Huit Facettes, a Senegalese collective of visual artists, has disentangled THE historical contradiction between MODERNIST art’s claim to aesthetic autonomy and its ambitions for social relevance. Founded in 1996, Huit Facettes focus their attention ON processual social interventions in the form of workshops. Instead of depending on the institutional framework of art, their localized interventions debase canonical systems of commodified art production. Utilizing the capacities of creative energy, they aim to highlight and alter aberrations in the mostly rural Senegalese socio-political and economic systems. Huit Facettes’ unique approach involves taking the participants of their artistic workshops through the trauma of being socially abject. Helping the participants to rediscover their creative abilities and cultural identities, they become anchored in their own tradition of arts and craft. Conducting workshops in rural Senegal, in villages such as Joal, Ndem and Hamdallaye Samba Mbaye, Huit Facettes attempts to reconcile an ever increasing polarity between the urban and the suburban, between art and development, and between arts and craft (batik, painting on glass, ceramics, pyroengraving, etc.).
Huit Facettes tries to mediate the disparities between the “Third” and the Western world, between processes of globalization and the multiplicity of individual temporalities.
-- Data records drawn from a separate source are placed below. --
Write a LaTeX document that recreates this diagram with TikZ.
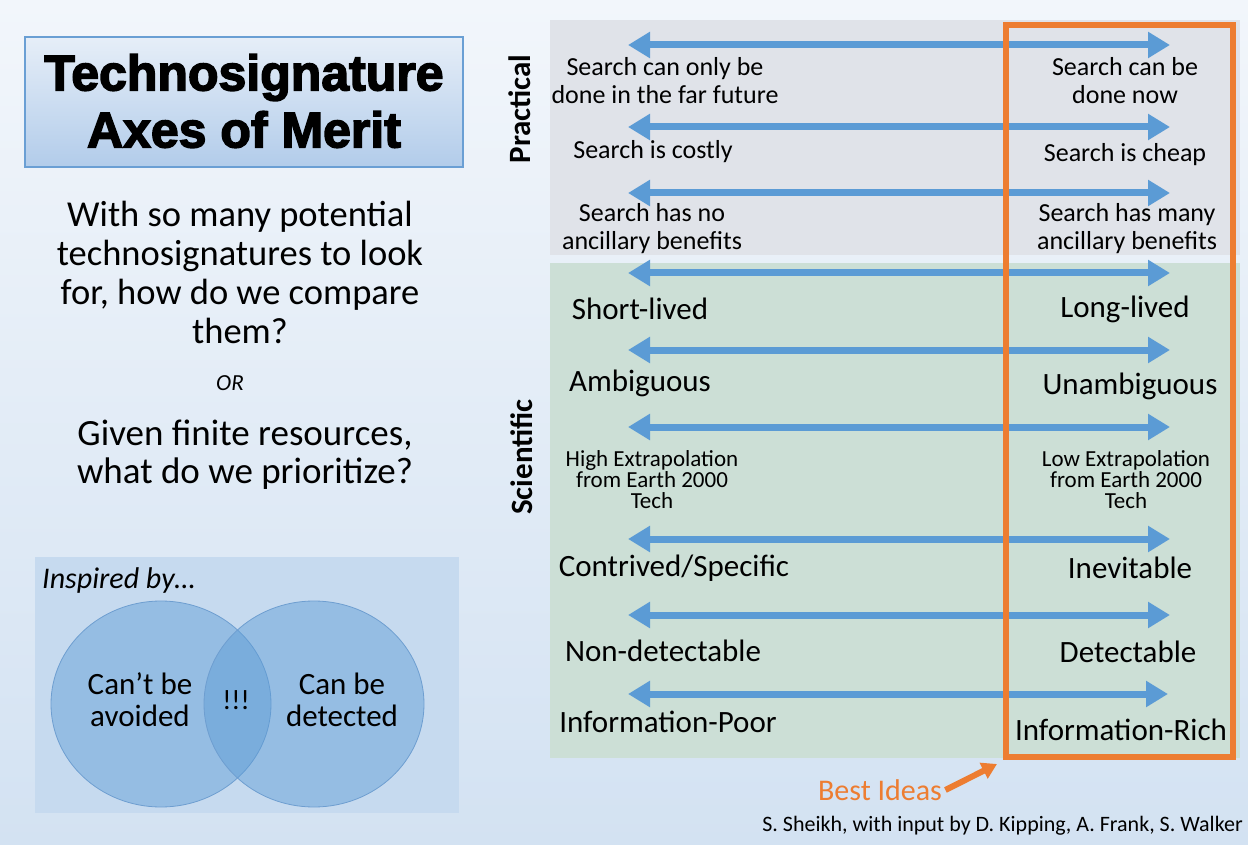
\documentclass[tikz,border=0pt]{standalone}
\usepackage{fontspec}
\setmainfont{Carlito}
\newfontfamily\titlefont{Liberation Sans}[BoldFeatures={FakeBold=3}]
\usetikzlibrary{arrows.meta}

\definecolor{arrowblue}{HTML}{5B9BD5}
\definecolor{bestorange}{HTML}{ED7D31}
\definecolor{practgray}{HTML}{E0E3E9}
\definecolor{scigreen}{HTML}{CCDFD6}
\definecolor{bgtop}{HTML}{F2F6FB}
\definecolor{bgbottom}{HTML}{D3E2F2}
\definecolor{titletop}{HTML}{E6EEF8}
\definecolor{titlebottom}{HTML}{B2CCEA}
\definecolor{titleedge}{HTML}{6A9FD4}
\definecolor{inspirefill}{HTML}{C6DAEF}
\definecolor{vennedge}{HTML}{6E9ED0}

\tikzset{
  axisarrow/.style={draw=arrowblue, line width=7pt,
    {Triangle[width=25pt,length=22pt]}-{Triangle[width=25pt,length=22pt]}},
  practlabel/.style={align=center, inner sep=0pt, font=\fontsize{26}{28}\selectfont},
  scilabel/.style={align=center, inner sep=0pt, font=\fontsize{31}{32}\selectfont},
  extralabel/.style={align=center, inner sep=0pt, font=\fontsize{23}{21}\selectfont},
  sidetitle/.style={rotate=90, inner sep=0pt, font=\fontsize{31}{32}\selectfont\bfseries},
  venn/.style={fill=arrowblue, fill opacity=0.45, draw=vennedge, line width=0.8pt},
}

\begin{document}
\begin{tikzpicture}[x=1pt,y=-1pt]
  \useasboundingbox (0,0) rectangle (1248,845);
  \shade[top color=bgtop, bottom color=bgbottom] (0,0) rectangle (1248,845);

  % left column
  \shade[top color=titletop, bottom color=titlebottom] (25,37) rectangle (463,167);
  \draw[titleedge, line width=2.5pt] (25,37) rectangle (463,167);
  \node[align=center, font=\fontsize{50}{57}\selectfont\titlefont\bfseries] (title)
    at (244,101) {Technosignature\\Axes of Merit};
  \node[align=center, font=\fontsize{36.5}{39}\selectfont] (question)
    at (240,272) {With so many potential\\technosignatures to look\\for, how do we compare\\them?};
  \node[font=\fontsize{23}{25}\selectfont\itshape] (or) at (230,383) {OR};
  \node[align=center, font=\fontsize{37}{38}\selectfont] (given)
    at (245,455) {Given finite resources,\\what do we prioritize?};

  \fill[inspirefill] (35,557) rectangle (459,813);
  \node[anchor=west, inner sep=0pt, font=\fontsize{30}{32}\selectfont\itshape] (inspired)
    at (42,580) {Inspired by…};
  \draw[venn] (161,704) ellipse (110 and 103);
  \draw[venn] (314,704) ellipse (110 and 103);
  \node[align=center, font=\fontsize{31}{32}\selectfont] (avoided) at (140,700) {Can’t be\\avoided};
  \node[font=\fontsize{28}{30}\selectfont] (bang) at (236,700) {!!!};
  \node[align=center, font=\fontsize{31}{32}\selectfont] (detected) at (342,700) {Can be\\detected};

  % right column
  \fill[practgray] (550,20) rectangle (1240,255);
  \fill[scigreen] (550,263) rectangle (1240,758);
  \node[sidetitle] (practical) at (520,109) {Practical};
  \node[sidetitle] (scientific) at (522,457) {Scientific};

  \coordinate (l1) at (628,45);  \coordinate (r1) at (1170,45);
  \coordinate (l2) at (628,127); \coordinate (r2) at (1170,127);
  \coordinate (l3) at (628,193); \coordinate (r3) at (1170,193);
  \coordinate (l4) at (628,273); \coordinate (r4) at (1170,273);
  \coordinate (l5) at (628,350); \coordinate (r5) at (1170,350);
  \coordinate (l6) at (628,427); \coordinate (r6) at (1170,427);
  \coordinate (l7) at (628,539); \coordinate (r7) at (1170,539);
  \coordinate (l8) at (628,615); \coordinate (r8) at (1170,615);
  \coordinate (l9) at (628,694); \coordinate (r9) at (1168,694);
  \begin{scope}[axisarrow]
    \draw (l1) to (r1);
    \draw (l2) to (r2);
    \draw (l3) to (r3);
    \draw (l4) to (r4);
    \draw (l5) to (r5);
    \draw (l6) to (r6);
    \draw (l7) to (r7);
    \draw (l8) to (r8);
    \draw (l9) to (r9);
  \end{scope}

  \node[practlabel] (future) at (665,81) {Search can only be\\done in the far future};
  \node[practlabel] (now) at (1125,81) {Search can be\\done now};
  \node[practlabel] (costly) at (653,152) {Search is costly};
  \node[practlabel] (cheap) at (1125,155) {Search is cheap};
  \node[practlabel] (nobenefit) at (652,229) {Search has no\\ancillary benefits};
  \node[practlabel] (benefit) at (1127,229) {Search has many\\ancillary benefits};

  \node[scilabel] (short) at (640,309) {Short-lived};
  \node[scilabel] (long) at (1125,309) {Long-lived};
  \node[scilabel] (ambig) at (640,383) {Ambiguous};
  \node[scilabel] (unambig) at (1130,386) {Unambiguous};
  \node[extralabel] (highextra) at (652,480) {High Extrapolation\\from Earth 2000\\Tech};
  \node[extralabel] (lowextra) at (1126,480) {Low Extrapolation\\from Earth 2000\\Tech};
  \node[scilabel] (contrived) at (674,568) {Contrived/Specific};
  \node[scilabel] (inevitable) at (1130,568) {Inevitable};
  \node[scilabel] (nondetect) at (663,651) {Non-detectable};
  \node[scilabel] (detect) at (1128,652) {Detectable};
  \node[scilabel] (poor) at (668,722) {Information-Poor};
  \node[scilabel] (rich) at (1121,730) {Information-Rich};

  \draw[bestorange, line width=6pt] (1006,25) rectangle (1233,757);

  \node[text=bestorange, font=\fontsize{30}{31}\selectfont] (best) at (880,790) {Best Ideas};
  \coordinate (besttip) at (997,764);
  \draw[bestorange, line width=6pt, -{Triangle[width=17pt,length=15pt]}] (best.east) to (besttip);
  \node[anchor=east, inner sep=0pt, font=\fontsize{22}{24}\selectfont] (credit)
    at (1243,826) {S. Sheikh, with input by D. Kipping, A. Frank, S. Walker};
\end{tikzpicture}
\end{document}
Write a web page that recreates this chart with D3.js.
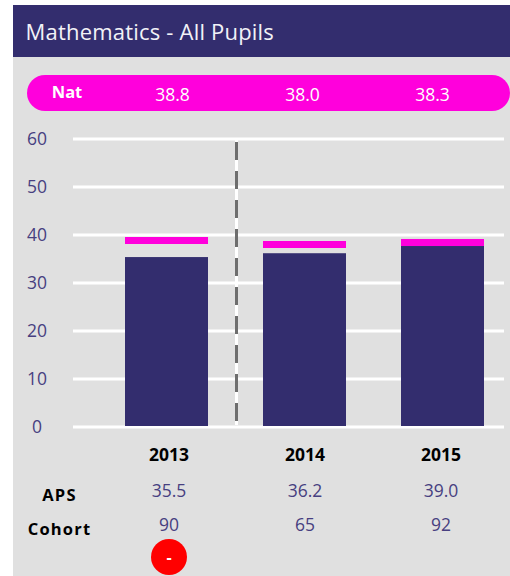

In 1996, in close contact with local developers such as Maat Mbay (a farmer from Hamdallaye Samba Mbaye and self taught painter of frescoes), Huit Facettes set up a “sociocultural center of creativity” in his village. Establishing a personalized graphic register for the villagers by decorating huts with a new form of alphabet, a mode of corporate identity was collectively conceived.
Huit Facettes’ social work follows a non-Western logic of capitalist liberalism where everybody should be granted privileged access to wealth by injecting artistic perception into everyday use. Their work does not simply incorporate the local into the global, but lends new strength to local idioms and exports their knowledge by confronting and profiting from the workings of global modernity.